I don’t intend for this blog to be on a “living the dream” theme or for it to only showcase sunshine and lollipops.  I want this blog to truly reflect my experience as an immigrant to the US and, let’s face it, not every day is going to be a gentle breeze with prevailing unicorn farts.  Getting to the US was a tough slog and I, therefore, fully anticipated part of the slog to continue.  This, therefore, is my first post that’s a bit Eeyore gloomy.

I have arrived in the US as a Legal Permanent Resident.  (My children have become US citizens upon arrival as they are now the children of a resident US citizen parent.)  We took the Direct Consular Filing route through immigration meaning that we were processed through the US Embassy in London which theoretically makes for a smoother, easier journey.  Certainly we found it to be pretty straightforward – demanding, of course, expensive definitely, but with no glitches or surprises.  I, therefore, am now entitled to a green card and social security number, both of which I applied for in advance as part of the process the children and I undertook.  Meanwhile, however, I am in limbo waiting for these documents to turn up.  Because until I have those documents in my possession, I am a bit of a non-person.

So much here is dependent on having a social security number that there are barriers everywhere preventing me making progress because of my lack of SSN at this given moment in time.  My husband and I have a joint US bank account yet I cannot access cash from an ATM or use my debit card because I have been unable to register it without an SSN.  This is my biggest deal.  From having been able to pay for things independently, I am now in the position of having to ask my husband for money.  Of course, it is our money so I am not quite a kept woman receiving pin money but, nevertheless, my psyche is out of sorts because I am having to exist on little bits of cash here and there and really think about every dollar and cent that is in my purse.  It will be a bit of a celebratory moment for me when I finally have independent access to my own money.
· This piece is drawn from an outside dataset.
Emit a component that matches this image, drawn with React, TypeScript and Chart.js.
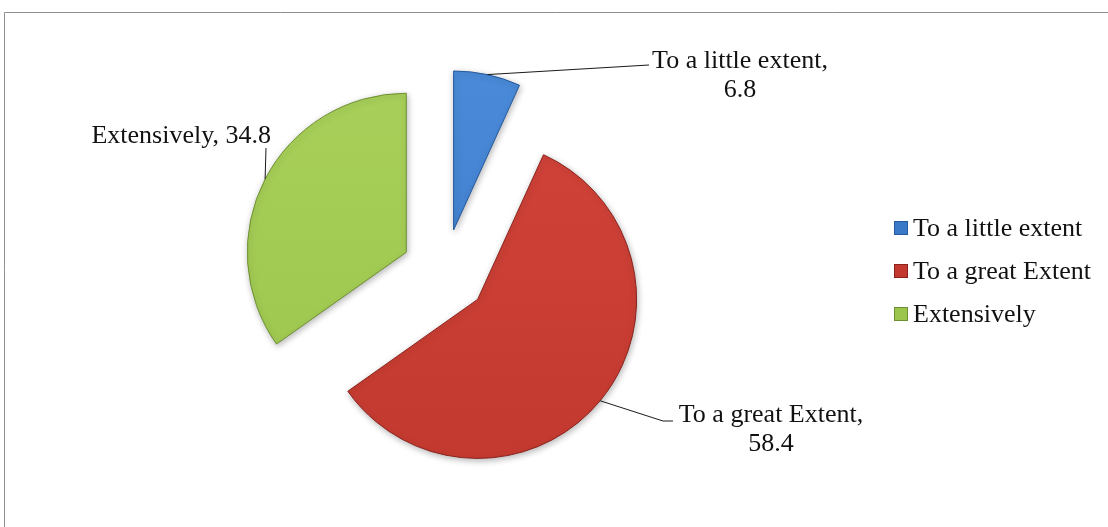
import React, { useEffect, useRef } from "react";
import { Chart, registerables } from "chart.js";

Chart.register(...registerables);

// ---- data ----
const categories = ["To a little extent", "To a great Extent", "Extensively"];
const values = [6.8, 58.4, 34.8];
const sliceColors = ["#3A78C8", "#C3392F", "#9BC54C"];
const sliceLights = ["#4A8AD8", "#D2443A", "#A8D05A"];
const sliceEdges = ["#255A9E", "#8A231D", "#6E9032"];

// ---- layout / style ----
const EXPLODE = 43;
const RADIUS = 159;
const FONT = '26px "Liberation Serif", "Times New Roman", serif';
const LINE_GAP = 29;

// per-slice label placement (annotation layout, not data)
const labelLayout = [
  { x: 740, y: 68, align: "center", wrap: true, leader: [[649, 65]] },
  { x: 771, y: 422, align: "center", wrap: true, leader: [[663, 421], [673, 421]] },
  { x: 271, y: 143, align: "right", wrap: false, leader: [[266, 148]] },
];
const legendLayout = { x: 894, y: 228, rowGap: 43, box: 14, textGap: 5 };

const explodePlugin = {
  id: "explode",
  afterDatasetUpdate(chart: any, args: any) {
    args.meta.data.forEach((arc: any) => {
      const mid = (arc.startAngle + arc.endAngle) / 2;
      arc.x += Math.cos(mid) * EXPLODE;
      arc.y += Math.sin(mid) * EXPLODE;
    });
  },
};

const framePlugin = {
  id: "frame",
  beforeDraw(chart: any) {
    const ctx = chart.ctx;
    ctx.save();
    ctx.fillStyle = "#ffffff";
    ctx.fillRect(0, 0, chart.width, chart.height);
    ctx.strokeStyle = "#8f8f8f";
    ctx.lineWidth = 1;
    ctx.beginPath();
    ctx.moveTo(4.5, chart.height);
    ctx.lineTo(4.5, 12.5);
    ctx.lineTo(chart.width, 12.5);
    ctx.stroke();
    ctx.restore();
  },
};

const shadowPlugin = {
  id: "softShadow",
  beforeDatasetsDraw(chart: any) {
    const ctx = chart.ctx;
    ctx.save();
    ctx.shadowColor = "rgba(0,0,0,0.28)";
    ctx.shadowBlur = 6;
    ctx.shadowOffsetX = 1;
    ctx.shadowOffsetY = 2;
  },
  afterDatasetsDraw(chart: any) {
    chart.ctx.restore();
  },
};

const shadedFill = (context: any) => {
  const i = context.dataIndex;
  const chart = context.chart;
  const area = chart.chartArea;
  if (!area) return sliceColors[i];
  const cy = (area.top + area.bottom) / 2;
  const g = chart.ctx.createLinearGradient(0, cy - RADIUS - EXPLODE, 0, cy + RADIUS + EXPLODE);
  g.addColorStop(0, sliceLights[i]);
  g.addColorStop(1, sliceColors[i]);
  return g;
};

const labelPlugin = {
  id: "sliceLabels",
  afterDraw(chart: any) {
    const ctx = chart.ctx;
    const meta = chart.getDatasetMeta(0);
    const ds = chart.data.datasets[0];
    ctx.save();
    ctx.font = FONT;
    ctx.fillStyle = "#111111";
    ctx.strokeStyle = "#1a1a1a";
    ctx.lineWidth = 1;
    meta.data.forEach((arc: any, i: number) => {
      const lay = labelLayout[i];
      const mid = (arc.startAngle + arc.endAngle) / 2;
      const sx = arc.x + Math.cos(mid) * arc.outerRadius;
      const sy = arc.y + Math.sin(mid) * arc.outerRadius;
      ctx.beginPath();
      ctx.moveTo(sx, sy);
      lay.leader.forEach((p) => ctx.lineTo(p[0], p[1]));
      ctx.stroke();
      const name = chart.data.labels[i];
      const val = String(ds.data[i]);
      ctx.textAlign = lay.align;
      ctx.textBaseline = "alphabetic";
      if (lay.wrap) {
        ctx.fillText(name + ",", lay.x, lay.y);
        ctx.fillText(val, lay.x, lay.y + LINE_GAP);
      } else {
        ctx.fillText(name + ", " + val, lay.x, lay.y);
      }
    });

    // legend
    const L = legendLayout;
    chart.data.labels.forEach((name: string, i: number) => {
      const cy = L.y + i * L.rowGap;
      const bx = L.x;
      const by = cy - L.box / 2;
      ctx.fillStyle = sliceColors[i];
      ctx.fillRect(bx, by, L.box, L.box);
      ctx.strokeStyle = sliceEdges[i];
      ctx.strokeRect(bx + 0.5, by + 0.5, L.box - 1, L.box - 1);
      ctx.fillStyle = "#111111";
      ctx.textAlign = "left";
      ctx.textBaseline = "alphabetic";
      ctx.fillText(name, bx + L.box + L.textGap, cy + 8);
    });
    ctx.restore();
  },
};

export default function App() {
  const ref = useRef<HTMLCanvasElement>(null);
  useEffect(() => {
    if (!ref.current) return;
    const chart = new Chart(ref.current, {
      type: "pie",
      data: {
        labels: categories,
        datasets: [
          {
            data: values,
            backgroundColor: shadedFill,
            borderColor: sliceEdges,
            borderWidth: 1,
          },
        ],
      },
      options: {
        responsive: true,
        maintainAspectRatio: false,
        animation: false,
        radius: RADIUS,
        layout: { padding: { left: 0, right: 219, top: 17, bottom: 0 } },
        plugins: {
          legend: { display: false },
          tooltip: { enabled: false },
          title: { display: false },
        },
        events: [],
      } as any,
      plugins: [framePlugin, explodePlugin, shadowPlugin, labelPlugin],
    });
    return () => chart.destroy();
  }, []);
  return (
    <div
      style={{
        position: "absolute",
        left: 0,
        top: 0,
        width: 1108,
        height: 527,
        background: "#ffffff",
      }}
    >
      <canvas ref={ref} />
    </div>
  );
}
There is an election in the US on 5 November.  I have voted in every single election in which I was eligible to vote (with the exception of one local election I missed because of being in labour – valid excuse I think) because exercising my democratic right to vote is very important to me.  The franchise was fought and won by people who in some instances literally gave their lives in the cause of making their countries truly democratic.  I am also politically aware and have strong opinions.  Now, of course, I am living in a country where I am not entitled to vote.  I am disenfranchised.  Right now that does not feel like such a massive deal but if I think of the future and continuing to have a political stake in a country (because I live here and am raising my children here) while having no political voice here that, again, reminds me of my non-person status.  The right to vote may well be the thing that drives me to seek citizenship at some juncture.

This all comes on top of a baseline feeling of regression.  In Scotland, I was a fully fledged adult, able to operate fully and independently, understanding all the systems, routine and structures of everyday life.  Here I don’t even have a sound grasp of basic things like volume measurements and I am very slow at making change because, of course, I am trained to add up cash in different denominations.  Whereas I could drive in the UK almost on autopilot, here I am having to concentrate at each junction, stop sign and traffic light because the rules are different.  All those little differences that make me have to stop and think and figure things out make me feel as if I have regressed from adulthood to being a teenager again, just embarking on an independent life.  It’s quite a discombobulating feeling.

Of course, these woes are all short term.  At some point in the not too distant future I will receive my green card and SSN and can be a fully functioning adult here.  But, nevertheless, it was important to record this gripe here on this blog for the sake of truth because I am sure ever so often being an immigrant will suck.